On Kawara’s ‘Today’ Series
‘This is the passing of time visualized through a contrapuntal freezing of it’
‘This is the passing of time visualized through a contrapuntal freezing of it’
We do little but look for ourselves, in life. A journey taken, a plan sketched, a promise snapped in pieces: each and every external gesture is an attempt to know the world as it exists in relation to ourselves. When we peer out, we peer in: faces reflected in the glass.

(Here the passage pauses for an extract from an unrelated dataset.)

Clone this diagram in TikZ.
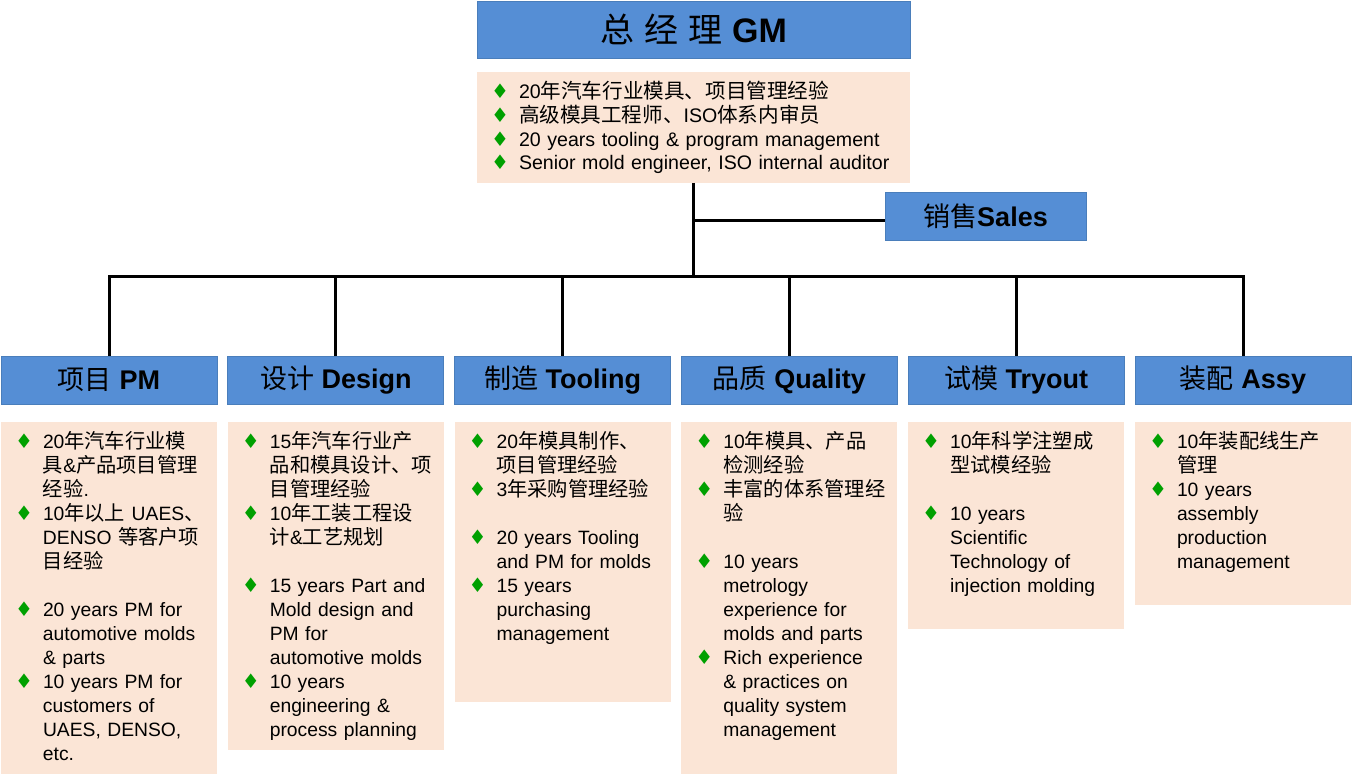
\documentclass[tikz,border=0pt]{standalone}
\usepackage{fontspec}
\setmainfont{Liberation Sans}
\newfontfamily\cjkbody[Scale=1.05]{Noto Sans CJK SC}
\newfontfamily\cjkhead{Noto Sans CJK SC}
\newfontfamily\symfont{DejaVu Sans}
\usepackage{xcolor}
\usepackage{tikz}
\usetikzlibrary{positioning}

\definecolor{headblue}{HTML}{558ED5}
\definecolor{headline}{HTML}{4A7EBB}
\definecolor{peach}{HTML}{FBE5D6}
\definecolor{bulgreen}{HTML}{00A000}

\newcommand{\cn}[1]{{\cjkbody #1}}
\newcommand{\hz}[1]{{\cjkhead\mdseries #1}}
% first bullet of a box (already in a paragraph), then the others
\newcommand{\bla}{\leavevmode\hangindent=36pt\hangafter=1\makebox[36pt][l]{\hspace{8pt}\textcolor{bulgreen}{\symfont\fontsize{20}{24}\selectfont ♦}}}
\newcommand{\bl}{\par\noindent\bla}
\newcommand{\gap}{\par\vspace{24pt}}

\begin{document}
\begin{tikzpicture}[
    x=1pt, y=-1pt,
    head/.style={rectangle, draw=headline, line width=0.8pt, fill=headblue, minimum width=216pt, minimum height=48pt, inner sep=0pt, font=\fontsize{27}{30}\selectfont\bfseries},
    gmbox/.style={head, minimum width=433pt, minimum height=57pt, font=\fontsize{34}{38}\selectfont\bfseries},
    salesbox/.style={head, minimum width=201pt},
    info/.style={rectangle, fill=peach, align=left, inner xsep=6pt, inner ysep=10pt, text height=17pt, text depth=#1},
    deptinfo/.style={info=#1, text width=204pt, font=\fontsize{19.3}{24}\selectfont},
    conn/.style={line width=3pt}
]
\useasboundingbox (0,0) rectangle (1352,774);

% General manager
\node (gm) [gmbox] at (693.5,29.5) {\hz{总\hspace{10pt}经\hspace{10pt}理}\hspace{10pt}GM};
\node (gminfo) [info=74pt, text width=421pt, font=\fontsize{19.6}{23.7}\selectfont, below=13pt of gm] {%
\bla 20\cn{年汽车行业模具、项目管理经验}
\bl \cn{高级模具工程师、}ISO\cn{体系内审员}
\bl 20 years tooling \& program management
\bl Senior mold engineer, ISO internal auditor\par};

% Sales
\node (sales) [salesbox] at (985.5,216) {\hz{销售}Sales};

% Departments
\node (pm) [head] at (109,380) {\hz{项目} PM};
\node (design) [head, right=10pt of pm] {\hz{设计} Design};
\node (tooling) [head, right=10pt of design] {\hz{制造} Tooling};
\node (quality) [head, right=10pt of tooling] {\hz{品质} Quality};
\node (tryout) [head, right=10pt of quality] {\hz{试模} Tryout};
\node (assy) [head, right=10pt of tryout] {\hz{装配} Assy};

% Department details
\node (pminfo) [deptinfo=315pt, below=17pt of pm] {%
\bla 20\cn{年汽车行业模}\newline \cn{具}\&\cn{产品项目管理}\newline \cn{经验}.
\bl 10\cn{年以上} UAES\cn{、}\newline DENSO \cn{等客户项}\newline \cn{目经验}
\gap
\bl 20 years PM for\newline automotive molds\newline \& parts
\bl 10 years PM for\newline customers of\newline UAES, DENSO,\newline etc.\par};

\node (designinfo) [deptinfo=291pt, below=17pt of design] {%
\bla 15\cn{年汽车行业产}\newline \cn{品和模具设计、项}\newline \cn{目管理经验}
\bl 10\cn{年工装工程设}\newline \cn{计}\&\cn{工艺规划}
\gap
\bl 15 years Part and\newline Mold design and\newline PM for\newline automotive molds
\bl 10 years\newline engineering \&\newline process planning\par};

\node (toolinginfo) [deptinfo=243pt, below=17pt of tooling] {%
\bla 20\cn{年模具制作、}\newline \cn{项目管理经验}
\bl 3\cn{年采购管理经验}
\gap
\bl 20 years Tooling\newline and PM for molds
\bl 15 years\newline purchasing\newline management\par};

\node (qualityinfo) [deptinfo=315pt, below=17pt of quality] {%
\bla 10\cn{年模具、产品}\newline \cn{检测经验}
\bl \cn{丰富的体系管理经}\newline \cn{验}
\gap
\bl 10 years\newline metrology\newline experience for\newline molds and parts
\bl Rich experience\newline \& practices on\newline quality system\newline management\par};

\node (tryoutinfo) [deptinfo=170pt, below=17pt of tryout] {%
\bla 10\cn{年科学注塑成}\newline \cn{型试模经验}
\gap
\bl 10 years\newline Scientific\newline Technology of\newline injection molding\par};

\node (assyinfo) [deptinfo=146pt, below=17pt of assy] {%
\bla 10\cn{年装配线生产}\newline \cn{管理}
\bl 10 years\newline assembly\newline production\newline management\par};

% Connectors
\coordinate (branch) at (0,220);
\coordinate (bar) at (0,276);
\draw [conn] (gminfo.south) -- (gminfo.south |- bar);
\draw [conn] (gminfo.south |- branch) -- (sales.west |- branch);
\draw [conn] (pm.north) |- (assy.north |- bar) -- (assy.north);
\foreach \dept in {design,tooling,quality,tryout}
    \draw [conn] (\dept.north) -- (\dept.north |- bar);

\end{tikzpicture}
\end{document}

The same can be said for art, and few projects visualize this ceaseless process of (self-)exploration more poetically than the seemingly innumerable panels of On Kawara’s ‘Today’ series, which began on 4 January 1966 and continued up to 2014. The works, of which there are close to 3,000, are known as ‘date paintings’. They are just that: monochromatic panels of grey, red or blue, upon which Kawara painted the date of their conception. This is the passing of time visualized through a contrapuntal freezing of it.

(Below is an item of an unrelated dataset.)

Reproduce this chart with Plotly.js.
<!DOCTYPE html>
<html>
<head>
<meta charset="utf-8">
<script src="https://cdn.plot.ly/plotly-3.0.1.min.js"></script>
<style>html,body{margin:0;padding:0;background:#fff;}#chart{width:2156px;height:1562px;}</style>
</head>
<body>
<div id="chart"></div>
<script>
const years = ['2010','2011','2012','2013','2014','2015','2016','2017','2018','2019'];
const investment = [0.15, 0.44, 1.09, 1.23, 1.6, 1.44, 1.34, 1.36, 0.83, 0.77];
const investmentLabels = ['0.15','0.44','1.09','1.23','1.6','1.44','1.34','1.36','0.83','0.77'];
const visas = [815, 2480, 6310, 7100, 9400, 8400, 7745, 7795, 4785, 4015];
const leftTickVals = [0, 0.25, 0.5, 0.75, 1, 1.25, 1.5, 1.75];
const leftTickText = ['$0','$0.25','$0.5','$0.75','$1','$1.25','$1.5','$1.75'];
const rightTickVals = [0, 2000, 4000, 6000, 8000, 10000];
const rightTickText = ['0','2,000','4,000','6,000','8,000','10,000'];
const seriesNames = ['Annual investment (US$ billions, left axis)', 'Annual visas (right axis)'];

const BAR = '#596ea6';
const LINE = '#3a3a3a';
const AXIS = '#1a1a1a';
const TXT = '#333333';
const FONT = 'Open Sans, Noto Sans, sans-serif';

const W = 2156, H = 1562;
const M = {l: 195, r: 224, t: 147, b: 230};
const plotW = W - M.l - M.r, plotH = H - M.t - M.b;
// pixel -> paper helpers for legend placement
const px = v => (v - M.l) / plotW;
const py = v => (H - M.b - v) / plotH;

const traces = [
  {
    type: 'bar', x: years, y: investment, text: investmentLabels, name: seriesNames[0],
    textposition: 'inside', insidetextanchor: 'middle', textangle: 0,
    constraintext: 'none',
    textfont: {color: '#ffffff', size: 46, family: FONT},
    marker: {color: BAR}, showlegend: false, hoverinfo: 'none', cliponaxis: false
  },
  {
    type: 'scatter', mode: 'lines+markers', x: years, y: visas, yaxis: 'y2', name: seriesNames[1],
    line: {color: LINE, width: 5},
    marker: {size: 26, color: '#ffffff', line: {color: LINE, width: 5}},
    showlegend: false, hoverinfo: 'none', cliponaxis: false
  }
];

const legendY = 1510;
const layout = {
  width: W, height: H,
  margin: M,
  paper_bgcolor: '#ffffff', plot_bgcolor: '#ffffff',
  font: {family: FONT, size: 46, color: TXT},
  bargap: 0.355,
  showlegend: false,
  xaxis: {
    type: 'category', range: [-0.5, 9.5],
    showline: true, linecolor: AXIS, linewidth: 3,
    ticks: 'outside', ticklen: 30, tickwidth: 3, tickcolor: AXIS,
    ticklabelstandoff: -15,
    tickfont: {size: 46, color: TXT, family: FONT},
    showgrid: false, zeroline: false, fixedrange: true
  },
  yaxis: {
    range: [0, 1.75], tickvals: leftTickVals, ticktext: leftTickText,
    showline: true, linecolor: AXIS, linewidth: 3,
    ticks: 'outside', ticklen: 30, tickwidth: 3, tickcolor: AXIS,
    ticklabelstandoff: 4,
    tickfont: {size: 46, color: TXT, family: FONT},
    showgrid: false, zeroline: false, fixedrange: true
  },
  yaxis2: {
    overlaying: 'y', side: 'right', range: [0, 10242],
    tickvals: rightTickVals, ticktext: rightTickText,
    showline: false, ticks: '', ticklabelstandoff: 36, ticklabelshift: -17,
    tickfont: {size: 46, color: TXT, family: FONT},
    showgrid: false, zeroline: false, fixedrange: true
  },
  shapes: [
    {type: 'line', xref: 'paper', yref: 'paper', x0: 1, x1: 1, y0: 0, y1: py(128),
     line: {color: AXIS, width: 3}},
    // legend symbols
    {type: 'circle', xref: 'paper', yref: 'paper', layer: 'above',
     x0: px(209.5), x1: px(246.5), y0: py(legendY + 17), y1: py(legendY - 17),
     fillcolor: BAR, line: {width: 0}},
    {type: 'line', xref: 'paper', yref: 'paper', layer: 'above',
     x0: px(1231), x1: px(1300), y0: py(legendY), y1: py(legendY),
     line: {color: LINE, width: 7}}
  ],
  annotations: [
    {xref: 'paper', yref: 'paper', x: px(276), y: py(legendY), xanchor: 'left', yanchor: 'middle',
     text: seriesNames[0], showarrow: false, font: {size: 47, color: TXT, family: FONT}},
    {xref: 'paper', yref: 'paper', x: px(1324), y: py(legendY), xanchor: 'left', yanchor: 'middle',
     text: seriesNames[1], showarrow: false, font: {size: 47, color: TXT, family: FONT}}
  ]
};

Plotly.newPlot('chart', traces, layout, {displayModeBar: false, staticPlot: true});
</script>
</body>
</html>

To flick through Kawara’s timestamps is to frantically search for some vague semblance of yourself; to scramble for a single date that, while it may have fallen victim to the passing of years, remains urgent still. ‘Apr. 2, 1972’, ‘Feb. 23, 1992’, ‘Sept. 4, 1999’. To mine these dates for potential significance is to trespass on the property of ghosts. But to search is, by definition, to fail. One may glimpse a personal detail or delicacy but, as a result of the magnitude of Kawara’s project and the relatively uninteresting nature of life, what is most frequently found is a feeling of irrelevance.
It is, however, a generative irrelevance, for in this acceptance of insignificance we concede that an unknown date may be, must be, crucial to another and, as such, are made aware of the thick crowd of people who are standing in the same room – searching also, failing also, searching still. ‘Jan. 4, 1966’ is, to me, little more than three letters, five numbers, a dot and a hook. But, to you, it could be a birth, a breath, a death.
In this, ‘Today’ channels what it is to be both significant and of slight consequence; what it is to cherish a moment and be unloving of life; what it is to be alone and inextricably bound to an unknown quantity of others, each of whom is similarly anxious about their exact position within the world. It gives you an idea of what it is to be alive.
I am looking for a single date, within Kawara’s panels, and I have done so for almost 15 years. I may not find what I need. It may not exist. But I am looking.